→ **Requirements**: Exclude pictures. Extract exactly the lines from the one that contains "Write a component" down to the one that contains "import * as", both included.

→ **Material provided**:
-=-=-

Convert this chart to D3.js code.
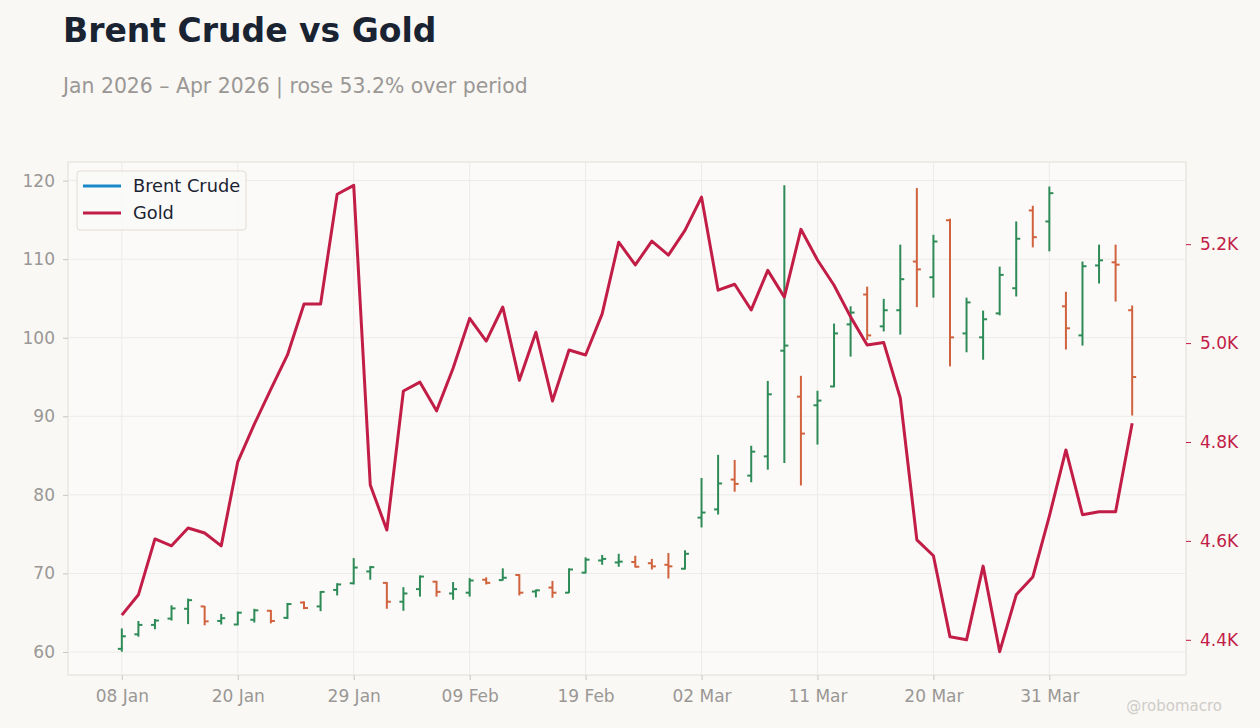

-=-=-

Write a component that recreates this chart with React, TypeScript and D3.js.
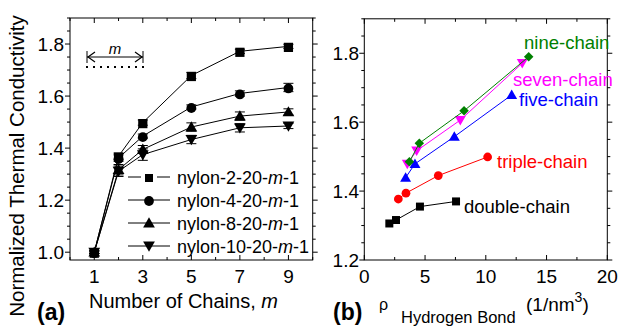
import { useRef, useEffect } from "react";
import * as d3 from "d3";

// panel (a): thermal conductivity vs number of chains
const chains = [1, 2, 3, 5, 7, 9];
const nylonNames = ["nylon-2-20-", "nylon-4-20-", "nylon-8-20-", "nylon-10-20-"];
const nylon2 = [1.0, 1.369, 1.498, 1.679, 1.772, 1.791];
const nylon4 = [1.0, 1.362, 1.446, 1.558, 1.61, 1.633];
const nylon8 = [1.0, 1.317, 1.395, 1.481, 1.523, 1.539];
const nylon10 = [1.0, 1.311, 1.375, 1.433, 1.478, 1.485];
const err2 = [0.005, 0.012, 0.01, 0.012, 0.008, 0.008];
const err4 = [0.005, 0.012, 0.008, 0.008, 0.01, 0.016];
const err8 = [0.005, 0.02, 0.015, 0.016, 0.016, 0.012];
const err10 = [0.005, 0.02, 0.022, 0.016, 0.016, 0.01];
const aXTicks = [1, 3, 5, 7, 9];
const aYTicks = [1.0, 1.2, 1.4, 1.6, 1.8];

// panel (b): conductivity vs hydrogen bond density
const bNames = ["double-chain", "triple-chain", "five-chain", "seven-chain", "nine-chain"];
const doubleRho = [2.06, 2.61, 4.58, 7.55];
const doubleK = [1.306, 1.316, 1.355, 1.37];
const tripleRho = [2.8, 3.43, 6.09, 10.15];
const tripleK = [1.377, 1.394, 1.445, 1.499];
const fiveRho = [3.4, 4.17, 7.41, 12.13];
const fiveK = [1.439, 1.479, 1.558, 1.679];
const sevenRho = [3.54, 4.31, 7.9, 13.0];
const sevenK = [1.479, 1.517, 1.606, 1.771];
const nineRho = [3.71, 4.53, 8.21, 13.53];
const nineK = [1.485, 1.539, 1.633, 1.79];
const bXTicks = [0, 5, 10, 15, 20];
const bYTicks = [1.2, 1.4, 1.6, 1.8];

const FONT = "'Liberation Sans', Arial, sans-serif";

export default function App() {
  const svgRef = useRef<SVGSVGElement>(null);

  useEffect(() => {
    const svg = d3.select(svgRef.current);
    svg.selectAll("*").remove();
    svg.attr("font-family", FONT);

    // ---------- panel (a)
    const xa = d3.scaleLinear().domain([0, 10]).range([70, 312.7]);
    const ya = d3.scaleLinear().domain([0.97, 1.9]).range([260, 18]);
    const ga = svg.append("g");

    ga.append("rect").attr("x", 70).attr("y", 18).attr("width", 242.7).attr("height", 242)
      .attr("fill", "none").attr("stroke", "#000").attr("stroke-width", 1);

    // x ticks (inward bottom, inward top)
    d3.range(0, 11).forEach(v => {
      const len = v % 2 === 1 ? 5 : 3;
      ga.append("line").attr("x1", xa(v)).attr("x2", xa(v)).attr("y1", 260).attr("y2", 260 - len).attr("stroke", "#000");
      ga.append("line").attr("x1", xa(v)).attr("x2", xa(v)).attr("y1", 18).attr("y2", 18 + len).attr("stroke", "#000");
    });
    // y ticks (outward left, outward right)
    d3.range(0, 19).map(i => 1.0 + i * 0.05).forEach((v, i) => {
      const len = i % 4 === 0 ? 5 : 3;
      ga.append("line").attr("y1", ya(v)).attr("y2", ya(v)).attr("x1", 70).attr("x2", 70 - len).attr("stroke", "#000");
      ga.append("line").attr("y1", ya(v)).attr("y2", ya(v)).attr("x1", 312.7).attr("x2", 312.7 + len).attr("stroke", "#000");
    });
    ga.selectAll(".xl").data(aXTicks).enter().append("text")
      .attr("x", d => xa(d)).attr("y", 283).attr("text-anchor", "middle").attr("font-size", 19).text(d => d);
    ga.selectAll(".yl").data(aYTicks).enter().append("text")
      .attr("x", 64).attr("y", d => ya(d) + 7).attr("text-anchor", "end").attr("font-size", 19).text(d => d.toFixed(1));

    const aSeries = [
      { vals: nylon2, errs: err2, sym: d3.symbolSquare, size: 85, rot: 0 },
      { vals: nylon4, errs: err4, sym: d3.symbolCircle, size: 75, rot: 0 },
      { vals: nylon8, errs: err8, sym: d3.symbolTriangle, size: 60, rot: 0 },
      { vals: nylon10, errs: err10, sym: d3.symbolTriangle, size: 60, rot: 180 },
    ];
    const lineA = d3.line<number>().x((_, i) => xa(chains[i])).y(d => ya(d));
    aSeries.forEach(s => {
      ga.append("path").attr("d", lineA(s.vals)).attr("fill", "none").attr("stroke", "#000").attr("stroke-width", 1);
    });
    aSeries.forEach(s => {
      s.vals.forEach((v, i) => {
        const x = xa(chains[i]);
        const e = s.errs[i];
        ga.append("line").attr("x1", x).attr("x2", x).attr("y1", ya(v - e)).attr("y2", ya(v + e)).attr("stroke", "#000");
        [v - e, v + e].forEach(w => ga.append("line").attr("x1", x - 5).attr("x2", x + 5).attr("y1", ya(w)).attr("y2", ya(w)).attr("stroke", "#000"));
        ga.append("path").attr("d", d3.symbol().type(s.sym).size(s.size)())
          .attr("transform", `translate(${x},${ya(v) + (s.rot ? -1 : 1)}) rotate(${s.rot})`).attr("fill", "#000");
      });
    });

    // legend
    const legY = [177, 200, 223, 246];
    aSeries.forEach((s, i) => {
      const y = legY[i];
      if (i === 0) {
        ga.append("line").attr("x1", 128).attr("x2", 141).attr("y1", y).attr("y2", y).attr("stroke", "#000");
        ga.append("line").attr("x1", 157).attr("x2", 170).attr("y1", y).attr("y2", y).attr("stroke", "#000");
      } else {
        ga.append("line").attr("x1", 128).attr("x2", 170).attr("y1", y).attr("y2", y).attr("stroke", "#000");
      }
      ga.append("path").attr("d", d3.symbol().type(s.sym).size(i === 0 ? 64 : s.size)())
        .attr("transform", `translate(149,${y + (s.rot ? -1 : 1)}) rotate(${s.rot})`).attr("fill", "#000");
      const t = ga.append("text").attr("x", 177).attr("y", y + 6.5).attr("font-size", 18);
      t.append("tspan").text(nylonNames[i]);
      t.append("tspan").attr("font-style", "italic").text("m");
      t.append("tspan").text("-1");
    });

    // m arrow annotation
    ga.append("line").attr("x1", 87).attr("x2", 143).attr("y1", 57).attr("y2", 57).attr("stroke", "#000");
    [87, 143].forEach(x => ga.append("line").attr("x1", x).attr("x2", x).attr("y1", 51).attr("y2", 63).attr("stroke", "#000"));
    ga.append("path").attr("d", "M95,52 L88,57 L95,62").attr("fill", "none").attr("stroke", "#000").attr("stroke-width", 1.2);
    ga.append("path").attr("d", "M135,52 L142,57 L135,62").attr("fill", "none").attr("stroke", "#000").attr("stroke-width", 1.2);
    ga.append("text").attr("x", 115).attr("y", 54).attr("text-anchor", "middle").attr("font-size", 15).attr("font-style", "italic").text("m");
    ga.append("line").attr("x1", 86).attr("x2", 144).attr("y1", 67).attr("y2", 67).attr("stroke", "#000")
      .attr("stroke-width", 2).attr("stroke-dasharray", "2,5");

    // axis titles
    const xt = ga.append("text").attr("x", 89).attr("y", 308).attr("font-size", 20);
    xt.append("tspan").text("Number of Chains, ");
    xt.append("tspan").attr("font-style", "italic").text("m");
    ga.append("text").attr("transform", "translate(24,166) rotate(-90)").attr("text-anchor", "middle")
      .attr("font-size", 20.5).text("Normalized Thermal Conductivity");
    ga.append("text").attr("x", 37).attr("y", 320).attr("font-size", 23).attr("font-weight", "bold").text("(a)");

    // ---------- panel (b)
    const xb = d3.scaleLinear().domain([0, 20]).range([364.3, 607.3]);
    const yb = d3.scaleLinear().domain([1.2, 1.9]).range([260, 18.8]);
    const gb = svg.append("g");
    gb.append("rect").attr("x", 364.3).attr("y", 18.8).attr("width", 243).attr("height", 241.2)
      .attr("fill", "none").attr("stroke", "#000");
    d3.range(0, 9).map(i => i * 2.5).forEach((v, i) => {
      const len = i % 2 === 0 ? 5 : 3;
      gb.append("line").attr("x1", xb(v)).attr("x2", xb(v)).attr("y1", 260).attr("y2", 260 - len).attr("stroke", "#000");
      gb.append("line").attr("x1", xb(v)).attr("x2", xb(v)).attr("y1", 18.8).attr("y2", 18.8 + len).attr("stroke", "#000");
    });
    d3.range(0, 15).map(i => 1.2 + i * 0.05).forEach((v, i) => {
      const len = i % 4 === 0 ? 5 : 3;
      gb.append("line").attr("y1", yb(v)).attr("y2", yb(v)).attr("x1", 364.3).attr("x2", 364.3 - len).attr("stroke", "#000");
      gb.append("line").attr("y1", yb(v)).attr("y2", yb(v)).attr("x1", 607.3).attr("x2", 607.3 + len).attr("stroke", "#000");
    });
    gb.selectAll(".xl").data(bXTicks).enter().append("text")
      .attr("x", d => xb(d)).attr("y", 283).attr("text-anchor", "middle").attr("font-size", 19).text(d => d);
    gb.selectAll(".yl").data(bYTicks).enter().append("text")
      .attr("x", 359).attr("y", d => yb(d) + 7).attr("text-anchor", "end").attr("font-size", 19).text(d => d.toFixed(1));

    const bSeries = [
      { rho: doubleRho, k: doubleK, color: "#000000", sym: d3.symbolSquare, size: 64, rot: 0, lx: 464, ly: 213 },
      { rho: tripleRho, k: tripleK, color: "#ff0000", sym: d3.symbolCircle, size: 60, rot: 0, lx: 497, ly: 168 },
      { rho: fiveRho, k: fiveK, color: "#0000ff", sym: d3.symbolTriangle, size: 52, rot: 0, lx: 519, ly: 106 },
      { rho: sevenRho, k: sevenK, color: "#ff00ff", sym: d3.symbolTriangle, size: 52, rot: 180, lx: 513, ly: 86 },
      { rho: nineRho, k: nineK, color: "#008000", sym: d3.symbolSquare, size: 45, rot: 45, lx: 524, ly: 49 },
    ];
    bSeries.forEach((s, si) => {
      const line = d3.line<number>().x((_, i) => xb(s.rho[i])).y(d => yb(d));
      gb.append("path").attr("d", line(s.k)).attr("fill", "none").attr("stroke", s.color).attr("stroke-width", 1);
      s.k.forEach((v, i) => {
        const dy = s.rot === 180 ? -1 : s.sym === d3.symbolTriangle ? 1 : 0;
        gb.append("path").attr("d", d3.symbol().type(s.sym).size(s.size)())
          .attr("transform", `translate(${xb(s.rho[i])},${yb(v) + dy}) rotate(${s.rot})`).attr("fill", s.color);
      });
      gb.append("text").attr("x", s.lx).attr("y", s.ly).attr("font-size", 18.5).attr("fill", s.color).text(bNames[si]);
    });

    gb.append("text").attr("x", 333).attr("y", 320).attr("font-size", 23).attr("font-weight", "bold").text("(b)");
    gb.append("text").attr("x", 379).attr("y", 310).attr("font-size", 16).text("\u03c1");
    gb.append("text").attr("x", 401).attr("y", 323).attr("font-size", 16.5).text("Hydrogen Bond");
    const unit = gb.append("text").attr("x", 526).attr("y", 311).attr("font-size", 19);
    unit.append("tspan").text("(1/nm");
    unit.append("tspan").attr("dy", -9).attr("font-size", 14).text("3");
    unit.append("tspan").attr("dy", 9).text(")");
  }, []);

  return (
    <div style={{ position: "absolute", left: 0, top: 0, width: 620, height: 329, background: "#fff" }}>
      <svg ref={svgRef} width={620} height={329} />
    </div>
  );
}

-=-=-

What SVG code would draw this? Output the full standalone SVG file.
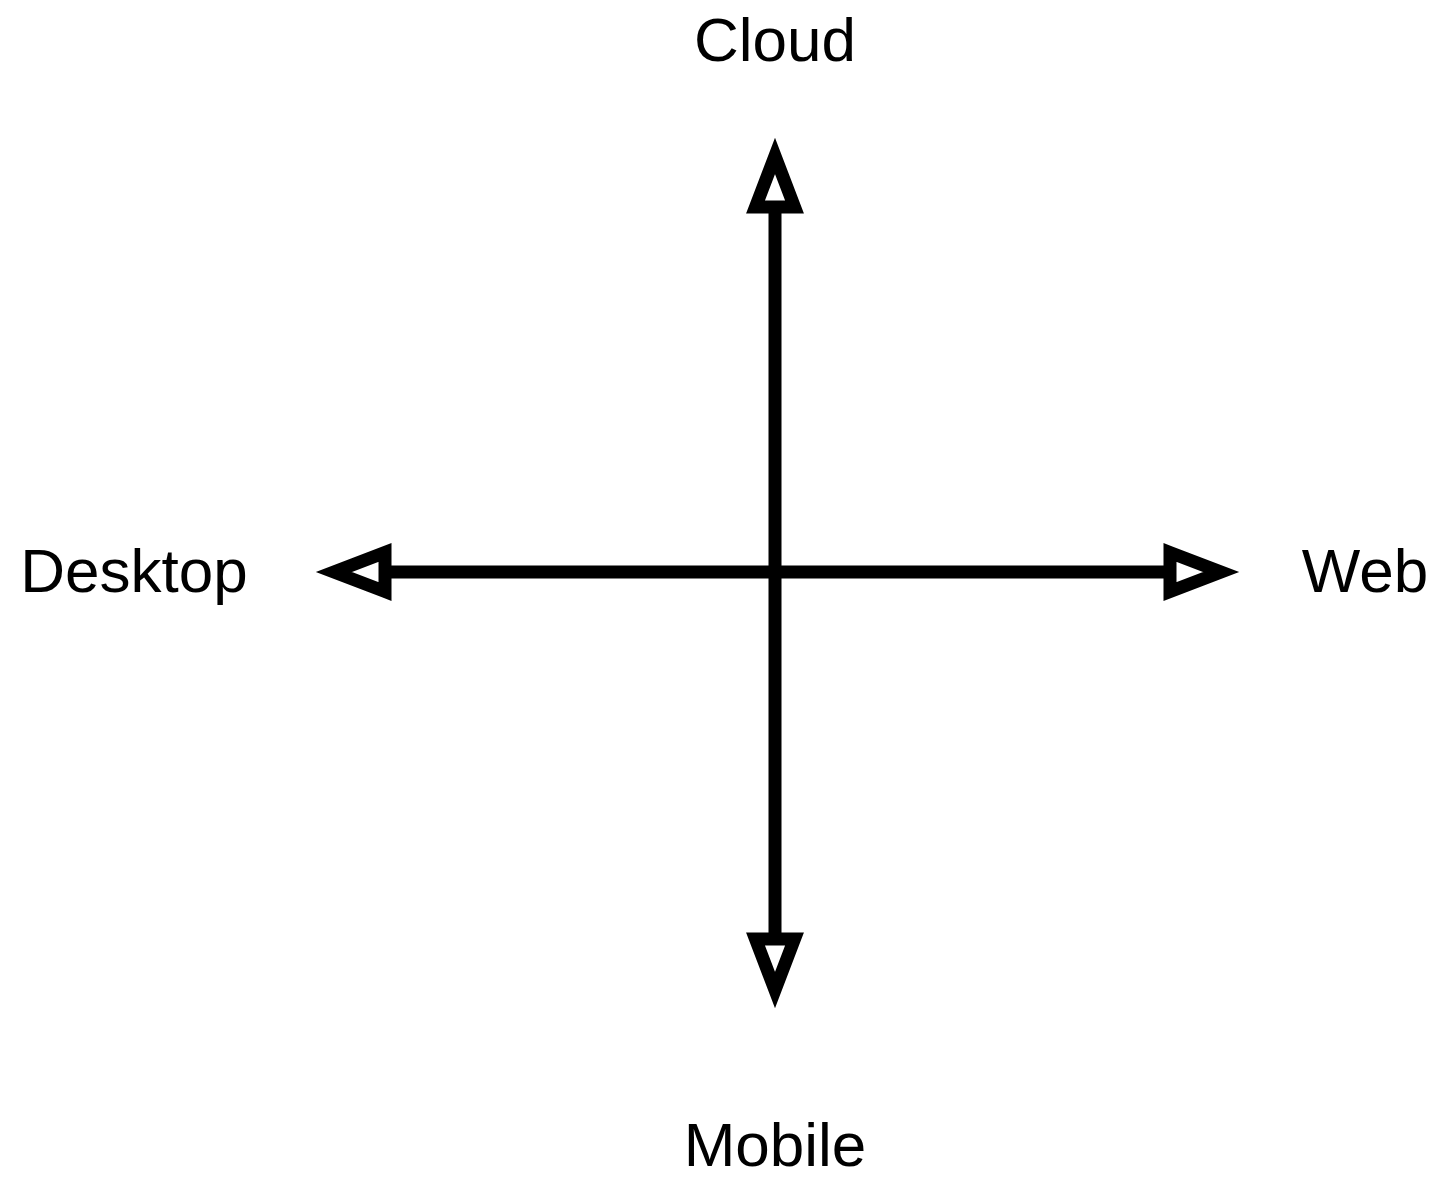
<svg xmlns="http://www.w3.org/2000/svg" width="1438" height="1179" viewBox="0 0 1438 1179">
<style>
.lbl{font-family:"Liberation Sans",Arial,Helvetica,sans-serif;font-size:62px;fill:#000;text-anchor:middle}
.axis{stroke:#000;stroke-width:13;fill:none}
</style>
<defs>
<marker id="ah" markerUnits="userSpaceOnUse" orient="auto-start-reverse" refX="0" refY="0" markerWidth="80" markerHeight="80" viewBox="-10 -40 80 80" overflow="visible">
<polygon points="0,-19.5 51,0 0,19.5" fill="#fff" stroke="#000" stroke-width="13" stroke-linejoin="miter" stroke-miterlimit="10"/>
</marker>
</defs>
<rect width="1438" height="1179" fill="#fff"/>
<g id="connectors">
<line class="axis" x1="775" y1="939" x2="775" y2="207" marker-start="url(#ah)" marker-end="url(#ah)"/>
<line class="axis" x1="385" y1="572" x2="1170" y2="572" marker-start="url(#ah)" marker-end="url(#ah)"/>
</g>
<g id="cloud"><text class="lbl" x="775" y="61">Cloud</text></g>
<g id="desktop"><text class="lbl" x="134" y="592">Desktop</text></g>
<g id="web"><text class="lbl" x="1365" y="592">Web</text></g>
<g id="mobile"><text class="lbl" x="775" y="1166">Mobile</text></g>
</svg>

-=-=-

→ **Reply**:
Write a component that recreates this chart with React, TypeScript and D3.js.
import { useRef, useEffect } from "react";
import * as d3 from "d3";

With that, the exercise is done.